Os varejistas brasileiros precisarão passar a enxergar a experiência do consumidor como um pilar fundamental para a recuperação da marca e também de todo o setor
Autor: Bruno Stuchi
O varejo brasileiro cresceu e se adaptou a cada nova revolução industrial que surgia e a cada nova geração que ganhava poder de compra. O resultado da adaptabilidade e da consolidação de tal mercado é mostrado na edição mais recente do estudo O papel do varejo na economia brasileira. De acordo com a pesquisa, o varejo restrito equivale a 22% do PIB, enquanto o varejo ampliado corresponde a 27% do Produto Interno Bruto. Entretanto, a resiliência do setor é colocada à prova novamente com o estopim das inconsistências contábeis da Americanas. A insegurança que começou com uma empresa se espalha por todo o setor e impacta desde instituições bancárias até consumidores.

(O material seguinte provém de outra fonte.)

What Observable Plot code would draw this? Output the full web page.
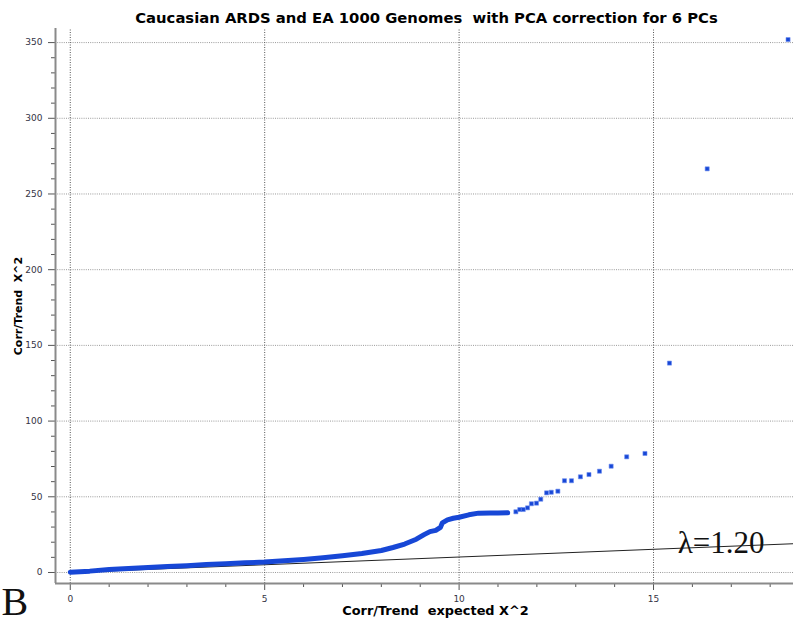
<!DOCTYPE html>
<html>
<head>
<meta charset="utf-8">
<script src="https://cdn.jsdelivr.net/npm/d3@7"></script>
<script src="https://cdn.jsdelivr.net/npm/@observablehq/plot@0.6"></script>
<style>
  html, body { margin: 0; padding: 0; background: #fff; }
  #chart svg { display: block; }
</style>
</head>
<body>
<div id="chart"></div>
<script>
// Observed vs expected trend chi-square (QQ), after 6-PC correction
const denseX = [0, 0.5, 1, 1.5, 2, 2.5, 3, 3.5, 4, 4.5, 5, 5.5, 6, 6.5, 7, 7.5, 8, 8.3, 8.6, 8.9, 9.1, 9.25, 9.4, 9.52, 9.57, 9.7, 9.85, 10, 10.25, 10.5, 10.8, 11.0, 11.25];
const denseY = [0.2, 0.9, 1.9, 2.6, 3.3, 3.9, 4.5, 5.2, 5.8, 6.4, 6.9, 7.7, 8.6, 9.7, 11.0, 12.5, 14.5, 16.5, 18.8, 22.0, 25.0, 27.0, 27.8, 29.8, 32.8, 34.8, 35.8, 36.5, 38.1, 39.2, 39.3, 39.3, 39.4];
const sparseX = [11.46, 11.56, 11.65, 11.76, 11.86, 11.99, 12.10, 12.25, 12.37, 12.54, 12.71, 12.89, 13.12, 13.34, 13.61, 13.91, 14.31, 14.78, 15.41, 16.38, 18.46];
const sparseY = [40.1, 41.6, 41.6, 42.7, 45.4, 45.8, 48.4, 52.6, 53.0, 53.7, 60.6, 60.6, 63.2, 64.7, 66.9, 70.2, 76.4, 78.6, 138.3, 266.6, 352];
// reference line of the fitted inflation
const refX = [0, 18.6];
const refY = [0, 19.0];
const lambdaLabel = "λ=1.20";
const panelLetter = "B";

const xTicks = [0, 5, 10, 15];
const yTicks = [0, 50, 100, 150, 200, 250, 300, 350];
const xMinor = d3.range(1, 19).filter(v => v % 5 !== 0);
const yMinor = d3.range(10, 351, 10).filter(v => v % 50 !== 0);

const xDomain = [-0.38, 18.6];
const yDomain = [-7.27, 359.3];

const dense = denseX.map((x, i) => ({x, y: denseY[i]}));
const sparse = sparseX.map((x, i) => ({x, y: sparseY[i]}));
const ref = refX.map((x, i) => ({x, y: refY[i]}));

const blue = "#1747d6";
const tickFont = {fontFamily: "DejaVu Sans", fontSize: 9};

const chart = Plot.plot({
  width: 793,
  height: 625,
  marginLeft: 55,
  marginRight: 0,
  marginTop: 28,
  marginBottom: 42,
  style: {fontFamily: "DejaVu Sans", fontSize: "9px", color: "#333344", background: "#fff"},
  x: {domain: xDomain, axis: null},
  y: {domain: yDomain, axis: null},
  marks: [
    // grid
    Plot.ruleY(yTicks, {x1: xDomain[0], x2: xDomain[1], stroke: "#9a9a9a", strokeDasharray: "1,1.2", strokeWidth: 1}),
    Plot.ruleX(xTicks, {y1: yDomain[0], y2: yDomain[1], stroke: "#555", strokeDasharray: "1,1.5", strokeWidth: 1}),
    // axes
    Plot.axisY(yTicks, {anchor: "left", tickSize: 7, tickPadding: 6, stroke: "#555", ...tickFont, label: null}),
    Plot.axisY(yMinor, {anchor: "left", tickSize: 4, text: null, stroke: "#555", label: null}),
    Plot.axisX(xTicks, {anchor: "bottom", tickSize: 7, tickPadding: 5, stroke: "#555", ...tickFont, label: null}),
    Plot.axisX(xMinor, {anchor: "bottom", tickSize: 4, text: null, stroke: "#555", label: null}),
    Plot.ruleX([xDomain[0]], {stroke: "#8a8a8a", strokeWidth: 2}),
    Plot.ruleY([yDomain[0]], {stroke: "#8a8a8a", strokeWidth: 2}),
    // reference line
    Plot.line(ref, {x: "x", y: "y", stroke: "#222", strokeWidth: 1}),
    // observed statistics
    Plot.line(dense, {x: "x", y: "y", stroke: blue, strokeWidth: 5, strokeLinejoin: "round"}),
    Plot.dot(sparse, {x: "x", y: "y", symbol: "square", r: 2.3, fill: blue, stroke: "#6f8ff0", strokeWidth: 0.6}),
    // annotations
    Plot.text([lambdaLabel], {text: d => d, frameAnchor: "bottom-right", textAnchor: "end", lineAnchor: "bottom", dx: -29, dy: -31, fontFamily: "Liberation Serif", fontSize: 31, fill: "#111"}),
    Plot.text([panelLetter], {text: d => d, frameAnchor: "bottom-left", textAnchor: "start", lineAnchor: "bottom", dx: -54, dy: 31, fontFamily: "Liberation Serif", fontSize: 40, fill: "#111"}),
    // titles
    Plot.text(["Caucasian ARDS and EA 1000 Genomes  with PCA correction for 6 PCs"], {text: d => d, frameAnchor: "top", textAnchor: "middle", lineAnchor: "middle", dx: 2, dy: -10, fontFamily: "DejaVu Sans", fontWeight: "bold", fontSize: 14.8, fill: "#000"}),
    Plot.text(["Corr/Trend  expected X^2"], {text: d => d, frameAnchor: "bottom", textAnchor: "middle", lineAnchor: "middle", dx: 11, dy: 27, fontFamily: "DejaVu Sans", fontWeight: "bold", fontSize: 12.9, fill: "#000"}),
    Plot.text(["Corr/Trend  X^2"], {text: d => d, frameAnchor: "left", textAnchor: "middle", rotate: -90, lineAnchor: "middle", dx: -37, dy: 0, fontFamily: "DejaVu Sans", fontWeight: "bold", fontSize: 11, fill: "#000"})
  ]
});
document.getElementById("chart").appendChild(chart);
</script>
</body>
</html>
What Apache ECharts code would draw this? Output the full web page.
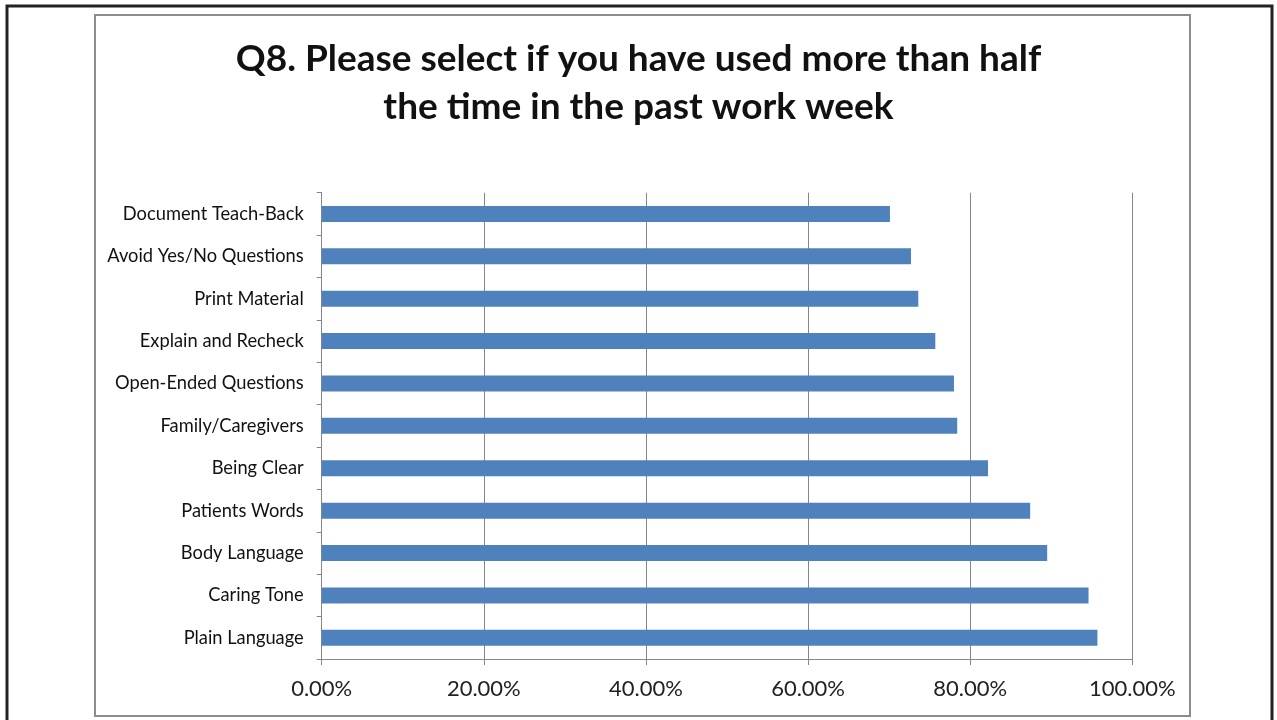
<!DOCTYPE html>
<html>
<head>
<meta charset="utf-8">
<script src="https://cdn.jsdelivr.net/npm/echarts@6/dist/echarts.min.js"></script>
<style>html,body{margin:0;padding:0;background:#fff;}#c{width:1277px;height:720px;}</style>
</head>
<body>
<div id="c"></div>
<script>
var titleText = 'Q8. Please select if you have used more than half\nthe time in the past work week';
var categories = ['Document Teach-Back','Avoid Yes/No Questions','Print Material','Explain and Recheck','Open-Ended Questions','Family/Caregivers','Being Clear','Patients Words','Body Language','Caring Tone','Plain Language'];
var values = [70.1, 72.7, 73.6, 75.7, 78.0, 78.4, 82.2, 87.4, 89.5, 94.6, 95.7];
var xTicks = [0, 20, 40, 60, 80, 100];

var chart = echarts.init(document.getElementById('c'), null, {renderer: 'canvas'});
chart.setOption({
  backgroundColor: '#fff',
  animation: false,
  title: {
    text: titleText,
    left: 'center',
    top: 30,
    textStyle: {fontFamily: 'Lato', fontWeight: 'bold', fontSize: 37, lineHeight: 48, color: '#111'}
  },
  graphic: [
    {type: 'rect', shape: {x: 7, y: 6, width: 1265, height: 720}, style: {fill: 'none', stroke: '#222', lineWidth: 3}, silent: true},
    {type: 'rect', shape: {x: 95, y: 15, width: 1095, height: 701}, style: {fill: 'none', stroke: '#8c8c8c', lineWidth: 2}, silent: true}
  ],
  grid: {left: 321.7, right: 144.7, top: 192.7, bottom: 61, containLabel: false},
  xAxis: {
    type: 'value', min: 0, max: 100, interval: 20,
    axisLine: {show: true, lineStyle: {color: '#868686', width: 1}},
    axisTick: {show: true, length: 6, lineStyle: {color: '#868686'}},
    splitLine: {show: true, lineStyle: {color: '#868686', width: 1}},
    axisLabel: {fontFamily: 'Lato', fontSize: 22, color: '#222', margin: 19,
      formatter: function (v) { return xTicks.indexOf(v) >= 0 ? v.toFixed(2) + '%' : ''; }}
  },
  yAxis: {
    type: 'category', data: categories, inverse: true,
    axisLine: {show: true, lineStyle: {color: '#868686', width: 1}},
    axisTick: {show: true, length: 5, lineStyle: {color: '#868686'}},
    splitLine: {show: false},
    axisLabel: {fontFamily: 'Lato', fontSize: 18.3, color: '#111', margin: 18}
  },
  series: [{
    type: 'bar', data: values, barWidth: 16,
    itemStyle: {color: '#4F81BD'}
  }]
});
</script>
</body>
</html>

Falando sobre a percepção dos consumidores sobre a situação, é válido relembrar a rapidez na qual o público assimilou a crise. Apesar das inconsistências contábeis serem um assunto complexo, o tema burlou o mundo financeiro com uma rapidez impressionante e não tardou para que os clientes ficassem preocupados com as compras feitas ou pesquisassem se é seguro fazer novas aquisições. A maioria dos conteúdos que respondiam tais angústias eram acompanhados por títulos impactantes como “É seguro comprar?” ou “Vai falir?”. Mas além das técnicas de SEO, tais títulos traduzem a postura dos clientes e é mais um exemplo de como mostram que não foi só a relação com os grandes bancos que foi afetada.

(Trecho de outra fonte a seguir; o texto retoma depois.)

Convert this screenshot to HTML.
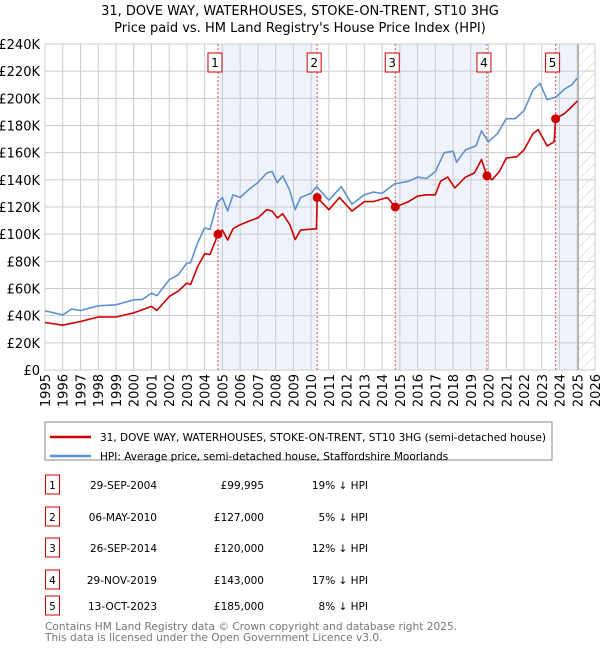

Para entender o impacto da crise na experiência dos consumidores, gostaria de fazer o caminho inverso e pontuar a percepção que os clientes tinham da marca. A Americanas é uma empresa com 94 anos de trajetória e com uma existência quase centenária, está presente na vida de gerações de famílias. Inclusive, uma pesquisa recente do BofA mostrava que a varejista teve melhoria nas principais métricas e manteve o quarto lugar no ranking NPS, com indicador subindo de 49 para 54. Além disso, a edição de 2022 da IPCon citou a marca como a mais bem posicionada no âmbito de preço e promoção, à frente de negócios como Assaí. Em suma, o relacionamento com a clientela ia bem e foi a quebra de tal confiança já bem consolidada que causou um susto no público.
O porém é que, a desconfiança dos consumidores, inicialmente direcionada para a situação da Americanas, se alastrou para todo o mercado varejista. Basicamente, o raciocínio catastrofista do cliente é o seguinte: Afinal de contas, se uma marca como a Americanas passou por isso, o que impede outros negócios de seguirem o mesmo caminho?
A pergunta, apesar de pessimista, ganha força com as situações delicadas da Marisa e da TokStok. A questão é que o cenário varejista não está fácil para ninguém. Um exemplo disso são os resultados operacionais trimestrais reportados pela Nike. Os custos de venda e de frete cresceram e a varejista esportiva teve uma queda de 11% no lucro líquido no trimestre fiscal.
Sendo assim, creio que setor varejista como um todo está passando por uma mudança profunda, uma alteração estrutural que é composta por uma soma de fatores como a pandemia do novo coronavírus, guerra na Ucrânia, questões geracionais e incertezas da economia global; até mesmo o metaverso tem uma parcela de participação nesse momento de transformação. Com tantas questões complexas, não é possível prever uma única solução, seja para a Americanas, para o varejo brasileiro ou internacional.
Por outro lado, não há “gaps” no mercado, não há espaços que permaneçam vazios por muito tempo. A entrada e crescimento de varejistas chineses mostram que há quem surfe contra a maré. Shein, Shopee e AliExpress enfrentam polêmicas tributárias, mas é claro como as marcas investem de forma diferenciada em CX. No WebSummit de 2022, Donald Tang, Vice-Presidente Executivo da Shein, explicou como a marca faz uso da tecnologia para oferecer uma experiência fluida; o modelo que resulta em uma comunidade fiel e engajada. Outro caso interessante e recente foi a ação promocional feita pelo AliExpress para clientes brasileiros em seu aniversário de 13 anos.
Com ou sem taxação que ajudem a fomentar o varejo nacional, as marcas brasileiras precisarão passar a enxergar a experiência do consumidor como um pilar fundamental para a recuperação da marca e também de todo o setor. Ao escrever o último período, me lembrei do texto “1.000 True Fans”, de Kevin Kelly. Parece desproporcional pensar que um negócio varejista precisa de “mil fãs”, mas acho que esse é o exemplo perfeito para o momento no qual o mercado está passando. Apesar de ser incrível ter informações com casas nominais repletas de zeros, em momentos de crises, os mil fãs verdadeiros são os que ajudam as marcas a prosperarem.
Bruno Stuchi é fundador e CEO da Coaktion.